According to Husserl, “The most perfect ‘mark’ of correctness is inward evidence; it counts as an immediate intimation of truth itself” (LI, § 6, 17). The marker of truth is independent of our particular experience; it is something that is a priori and something that we can see in a single glance. Knowing something with certainty and without a doubt is analytic thinking because it is independent of experience. Yet it is “no gift of nature,” as Husserl notes; rather, it is something we can achieve only through methodological procedures (LI, § 6, 19). In other words, through methodical steps we arrive at the formal law that is given to us in certainty because “connections of validation are not governed by caprice or chance, but by reason and order, i.e., by regulative laws” (LI, § 7, 20). Take, for example, the modus Barbara. If I assert that all As are Bs, and all Bs are Cs, the conclusion must follow that all As are Cs. This judgment is valid without exception whether I, or anyone else, think it or not; whether I pronounce it or not. It is an a priori formal categorical judgment that will always be true because of its form. It is evidence that I can access immediately by inward reflection. When this type of judgment is established, it transgresses its particular instantiation and becomes valid for anyone acquainted with formal logic.
Formal judgments have no experiential content. They deal with concepts only and hence can be examined by insight alone. By contrast, natural laws are extrapolated from experience, and they always depend on some state of affairs in the world. We observe many particular instances of certain states of affairs, and, by abstracting from those particulars, we subsume them under the one, preferably simple, explanation, thereby formulating a so-called natural law. Natural laws are not apodictic. Their stipulation is only an approximation to the observed regularities of nature, and they are relative to our state of knowledge at a particular time. This does not mean they do not help us to predict, and hence master, nature, but their content cannot be established for all time.
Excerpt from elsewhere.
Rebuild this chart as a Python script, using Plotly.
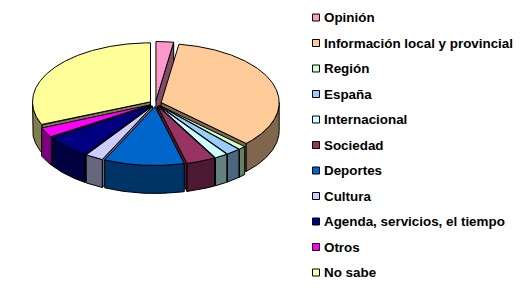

Science does not take into account the changeability of nature. It is, first and foremost, a system of formal rules that scientists use to “decipher the book of nature,” as Galileo understood it;50 and under which fluctuations are read as departures from a fixed norm. Using these formal rules, scientists order and systematize finite individual experiences of nature into a standardized manifold that is impossible to find in the world of our living. As Alexandre Koyré notes: “The Galilean concept of motion (as well as that of space) seems to us so ‘natural’ that we even believe we have derived it from experience and observation, though, obviously, nobody has ever encountered an inertia motion for the simple reason that such a motion is utterly and absolutely impossible.”51
This is what Husserl reminds us: formal judgments are the foundation from which a scientific method proceeds to assemble, categorize, and “order” disparate empirical claims into a system that we call science. Everyone practicing science must become a master of these formal rules, which can be repeated across time and space. They express truth in itself. Truth is possible only in the formal domain, unaffected by changeable experience; whereas natural laws are hypothetical, expressed in abstract, simplified forms that contain many singular instances as their constituent parts and that explain those parts according to a type. Truth is the ideal limit, which, in the empirical domain, we can approach only asymptotically (LI, § 6, 18).
In order to communicate scientific hypotheses about nature, there must be a system of formal rules that is understandable across time and space. As Husserl puts it: “Every operative fashioning of one form out of others has its law [. . .] of reiteration,” which makes possible “the infinity of possible forms of judgments” (FTL, § 13, 52–53; italics in original). Otherwise, there would be nothing from which science could proceed and make its prognostications. To simplify somewhat, by taking as an example the simple formal judgment “S is p,” we can say that if this predicative judgment did not apply to countless empirical instantiations of predication in nature, which are changeable by definition, we could not have science. Originally, this predication was nothing but extrapolation from repeated regularities in nature. Once the repeatability of events can be expressed by the formal structure, for example, “S is p,” this formal proposition—stripped of particularities we encounter in our everyday living—will order our future experience.52
From then on, we can use the formal predicative proposition, that is, the formal type that covers any thing whatsoever in order to understand a particular “thing” in nature. In the case of the formal assertion “S is p,” we substitute any objects whatsoever for S and p, and the resulting judgment is considered valid, irrespective of our experience, because of its “indwelling” form. So, by applying this form to our experience and by substituting our empirical observations for S and p, the statement “A swan is white,” for example, becomes an empirical instantiation of this basic predicative form; because we know that this formal, or experientially empty, apophansis is a form that embraces many particular instances of objects experienced by us. This form, once established, is given to us a priori; we can access it by insight alone. It gives us the empty form of predication that applies to any object whatsoever. Once we use it to judge our experience, it holds as long as we do not encounter, for example, a black swan. Once encountered, although the form is unaffected by this discovery, its empirical correlative—the act of judgment—is changed. The basic form of a predication, S is p, does not cover this new empirical fact. One has to use a different formal judgment in order to assert, perhaps a disjunctive proposition that “S is either p or r”—“A swan is either white or black.”